§ **REQUEST**: Return each line of the data below verbatim; pictures are to be left out.

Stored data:
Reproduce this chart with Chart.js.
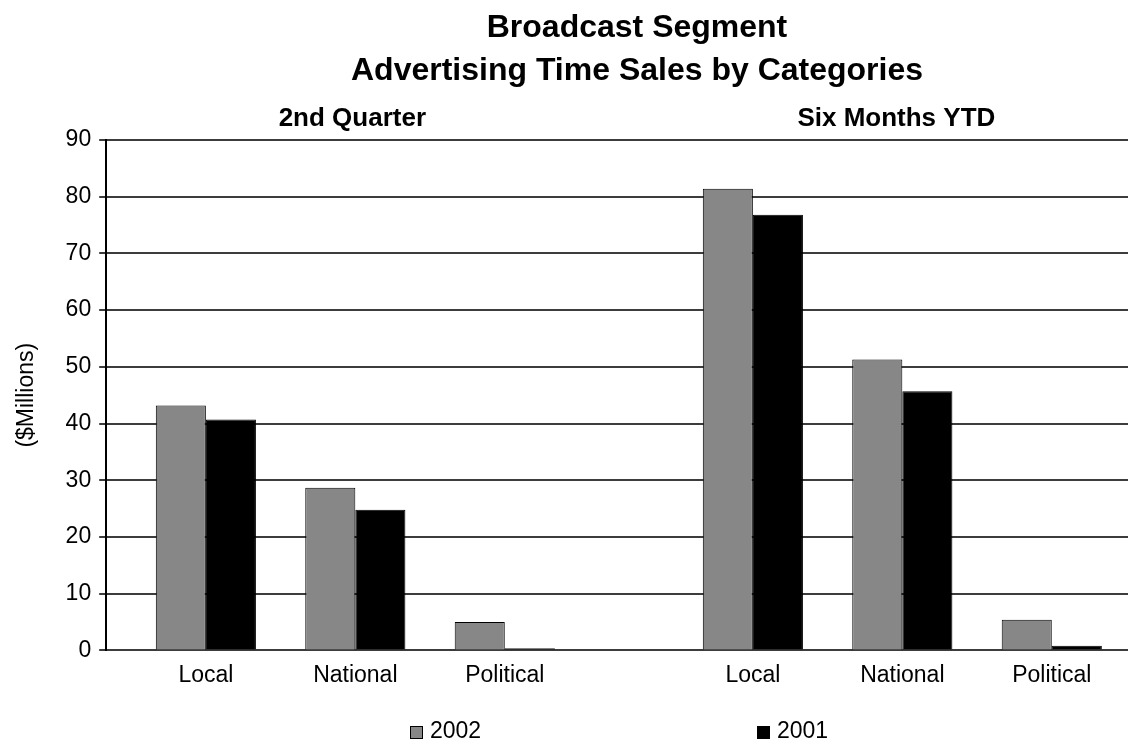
<!DOCTYPE html>
<html>
<head>
<meta charset="utf-8">
<script src="https://cdn.jsdelivr.net/npm/chart.js@4"></script>
<style>
html, body { margin: 0; padding: 0; background: #fff; }
</style>
</head>
<body>
<canvas id="myChart" width="1141" height="741"></canvas>
<script>
const titleLines = ['Broadcast Segment', 'Advertising Time Sales by Categories'];
const categories = ['Local', 'National', 'Political'];
const periods = ['2nd Quarter', 'Six Months YTD'];
const years = ['2002', '2001'];
const quarter2002 = [43.2, 28.7, 5.0];
const quarter2001 = [40.7, 24.8, 0.4];
const ytd2002 = [81.4, 51.3, 5.4];
const ytd2001 = [76.8, 45.7, 0.8];
const yTicks = [0, 10, 20, 30, 40, 50, 60, 70, 80, 90];

const barColors = ['#878787', '#000000'];
const FONT = "'Liberation Sans', Arial, Helvetica, sans-serif";

// layout only: where each period group starts on the x scale (1 unit = one category)
const groupStart = [0, 3.66];
const headerPos = [0.98, 4.62];
const legendLeft = [410, 757];
const titleCenter = 637;
const titleY = [28, 71];

function place(values, g) {
    return values.map((v, i) => ({ x: groupStart[g] + i, y: v }));
}

const tickPositions = [];
const tickLabels = [];
periods.forEach((p, g) => {
    categories.forEach((c, i) => {
        tickPositions.push(groupStart[g] + i);
        tickLabels.push(c);
    });
});

// title, group headers and the spread-out legend
const extras = {
    id: 'extras',
    afterDraw(chart) {
        const ctx = chart.ctx;
        const x = chart.scales.x;
        const top = chart.chartArea.top;
        ctx.save();
        ctx.fillStyle = '#000';
        ctx.textAlign = 'center';
        ctx.textBaseline = 'middle';

        ctx.font = 'bold 32px ' + FONT;
        titleLines.forEach((t, i) => ctx.fillText(t, titleCenter, titleY[i]));

        ctx.font = 'bold 26px ' + FONT;
        periods.forEach((p, g) => {
            ctx.fillText(p, x.getPixelForValue(headerPos[g]), top - 21);
        });

        ctx.font = '23px ' + FONT;
        ctx.textAlign = 'left';
        const ly = chart.height - 9;
        chart.data.datasets.forEach((ds, i) => {
            const bx = legendLeft[i];
            ctx.fillStyle = ds.backgroundColor;
            ctx.fillRect(bx, ly - 6, 13, 13);
            ctx.strokeStyle = '#000';
            ctx.lineWidth = 1;
            ctx.strokeRect(bx + 0.5, ly - 5.5, 12, 12);
            ctx.fillStyle = '#000';
            ctx.fillText(ds.label, bx + 20, ly);
        });
        ctx.restore();
    }
};

let ctx = document.getElementById('myChart').getContext('2d');

const myChart = new Chart(ctx, {
    type: 'bar',
    data: {
        datasets: [{
            label: years[0],
            data: place(quarter2002, 0).concat(place(ytd2002, 1)),
            backgroundColor: barColors[0],
            borderColor: '#000',
            borderWidth: 1,
            categoryPercentage: 0.67,
            barPercentage: 1
        }, {
            label: years[1],
            data: place(quarter2001, 0).concat(place(ytd2001, 1)),
            backgroundColor: barColors[1],
            borderColor: '#000',
            borderWidth: 1,
            categoryPercentage: 0.67,
            barPercentage: 1
        }]
    },
    options: {
        responsive: false,
        animation: false,
        layout: {
            padding: { left: 13, right: 13, top: 140, bottom: 41 }
        },
        plugins: {
            legend: { display: false },
            tooltip: { enabled: false },
            title: { display: false }
        },
        scales: {
            x: {
                type: 'linear',
                offset: false,
                min: -0.667,
                max: 6.17,
                grid: { display: false, drawTicks: false },
                border: { display: false },
                afterBuildTicks: (scale) => {
                    scale.ticks = tickPositions.map(v => ({ value: v }));
                },
                ticks: {
                    autoSkip: false,
                    maxRotation: 0,
                    padding: 11,
                    color: '#000',
                    font: { family: FONT, size: 23 },
                    callback: (v, i) => tickLabels[i]
                }
            },
            y: {
                min: 0,
                max: 90,
                afterBuildTicks: (scale) => {
                    scale.ticks = yTicks.map(v => ({ value: v }));
                },
                grid: { color: '#3c3c3c', lineWidth: 2, tickLength: 7 },
                border: { color: '#000', width: 2 },
                ticks: {
                    padding: 8,
                    color: '#000',
                    font: { family: FONT, size: 23 }
                },
                title: {
                    display: true,
                    text: '($Millions)',
                    color: '#000',
                    font: { family: FONT, size: 23 },
                    padding: { top: 0, bottom: 17 }
                }
            }
        }
    },
    plugins: [extras]
});
</script>
</body>
</html>
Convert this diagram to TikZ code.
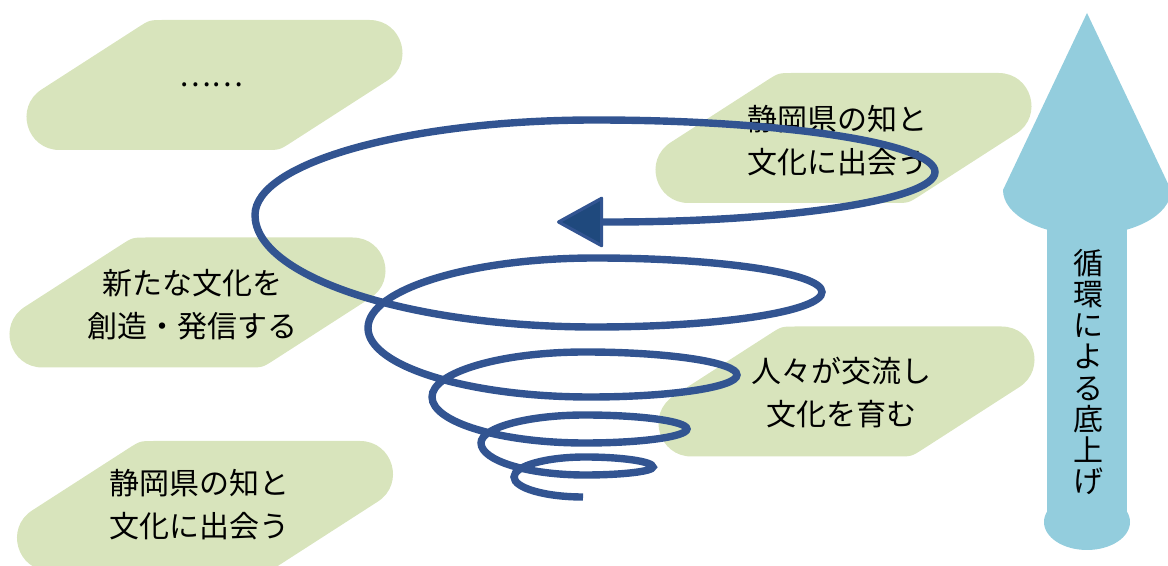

§ **SOLUTION FOR THIS EXERCISE**:
Reproduce this chart with Chart.js.
<!DOCTYPE html>
<html>
<head>
<meta charset="utf-8">
<script src="https://cdn.jsdelivr.net/npm/chart.js@4"></script>
<style>
html, body { margin: 0; padding: 0; background: #fff; }
</style>
</head>
<body>
<canvas id="myChart" width="1141" height="741"></canvas>
<script>
const titleLines = ['Broadcast Segment', 'Advertising Time Sales by Categories'];
const categories = ['Local', 'National', 'Political'];
const periods = ['2nd Quarter', 'Six Months YTD'];
const years = ['2002', '2001'];
const quarter2002 = [43.2, 28.7, 5.0];
const quarter2001 = [40.7, 24.8, 0.4];
const ytd2002 = [81.4, 51.3, 5.4];
const ytd2001 = [76.8, 45.7, 0.8];
const yTicks = [0, 10, 20, 30, 40, 50, 60, 70, 80, 90];

const barColors = ['#878787', '#000000'];
const FONT = "'Liberation Sans', Arial, Helvetica, sans-serif";

// layout only: where each period group starts on the x scale (1 unit = one category)
const groupStart = [0, 3.66];
const headerPos = [0.98, 4.62];
const legendLeft = [410, 757];
const titleCenter = 637;
const titleY = [28, 71];

function place(values, g) {
    return values.map((v, i) => ({ x: groupStart[g] + i, y: v }));
}

const tickPositions = [];
const tickLabels = [];
periods.forEach((p, g) => {
    categories.forEach((c, i) => {
        tickPositions.push(groupStart[g] + i);
        tickLabels.push(c);
    });
});

// title, group headers and the spread-out legend
const extras = {
    id: 'extras',
    afterDraw(chart) {
        const ctx = chart.ctx;
        const x = chart.scales.x;
        const top = chart.chartArea.top;
        ctx.save();
        ctx.fillStyle = '#000';
        ctx.textAlign = 'center';
        ctx.textBaseline = 'middle';

        ctx.font = 'bold 32px ' + FONT;
        titleLines.forEach((t, i) => ctx.fillText(t, titleCenter, titleY[i]));

        ctx.font = 'bold 26px ' + FONT;
        periods.forEach((p, g) => {
            ctx.fillText(p, x.getPixelForValue(headerPos[g]), top - 21);
        });

        ctx.font = '23px ' + FONT;
        ctx.textAlign = 'left';
        const ly = chart.height - 9;
        chart.data.datasets.forEach((ds, i) => {
            const bx = legendLeft[i];
            ctx.fillStyle = ds.backgroundColor;
            ctx.fillRect(bx, ly - 6, 13, 13);
            ctx.strokeStyle = '#000';
            ctx.lineWidth = 1;
            ctx.strokeRect(bx + 0.5, ly - 5.5, 12, 12);
            ctx.fillStyle = '#000';
            ctx.fillText(ds.label, bx + 20, ly);
        });
        ctx.restore();
    }
};

let ctx = document.getElementById('myChart').getContext('2d');

const myChart = new Chart(ctx, {
    type: 'bar',
    data: {
        datasets: [{
            label: years[0],
            data: place(quarter2002, 0).concat(place(ytd2002, 1)),
            backgroundColor: barColors[0],
            borderColor: '#000',
            borderWidth: 1,
            categoryPercentage: 0.67,
            barPercentage: 1
        }, {
            label: years[1],
            data: place(quarter2001, 0).concat(place(ytd2001, 1)),
            backgroundColor: barColors[1],
            borderColor: '#000',
            borderWidth: 1,
            categoryPercentage: 0.67,
            barPercentage: 1
        }]
    },
    options: {
        responsive: false,
        animation: false,
        layout: {
            padding: { left: 13, right: 13, top: 140, bottom: 41 }
        },
        plugins: {
            legend: { display: false },
            tooltip: { enabled: false },
            title: { display: false }
        },
        scales: {
            x: {
                type: 'linear',
                offset: false,
                min: -0.667,
                max: 6.17,
                grid: { display: false, drawTicks: false },
                border: { display: false },
                afterBuildTicks: (scale) => {
                    scale.ticks = tickPositions.map(v => ({ value: v }));
                },
                ticks: {
                    autoSkip: false,
                    maxRotation: 0,
                    padding: 11,
                    color: '#000',
                    font: { family: FONT, size: 23 },
                    callback: (v, i) => tickLabels[i]
                }
            },
            y: {
                min: 0,
                max: 90,
                afterBuildTicks: (scale) => {
                    scale.ticks = yTicks.map(v => ({ value: v }));
                },
                grid: { color: '#3c3c3c', lineWidth: 2, tickLength: 7 },
                border: { color: '#000', width: 2 },
                ticks: {
                    padding: 8,
                    color: '#000',
                    font: { family: FONT, size: 23 }
                },
                title: {
                    display: true,
                    text: '($Millions)',
                    color: '#000',
                    font: { family: FONT, size: 23 },
                    padding: { top: 0, bottom: 17 }
                }
            }
        }
    },
    plugins: [extras]
});
</script>
</body>
</html>
Convert this diagram to TikZ code.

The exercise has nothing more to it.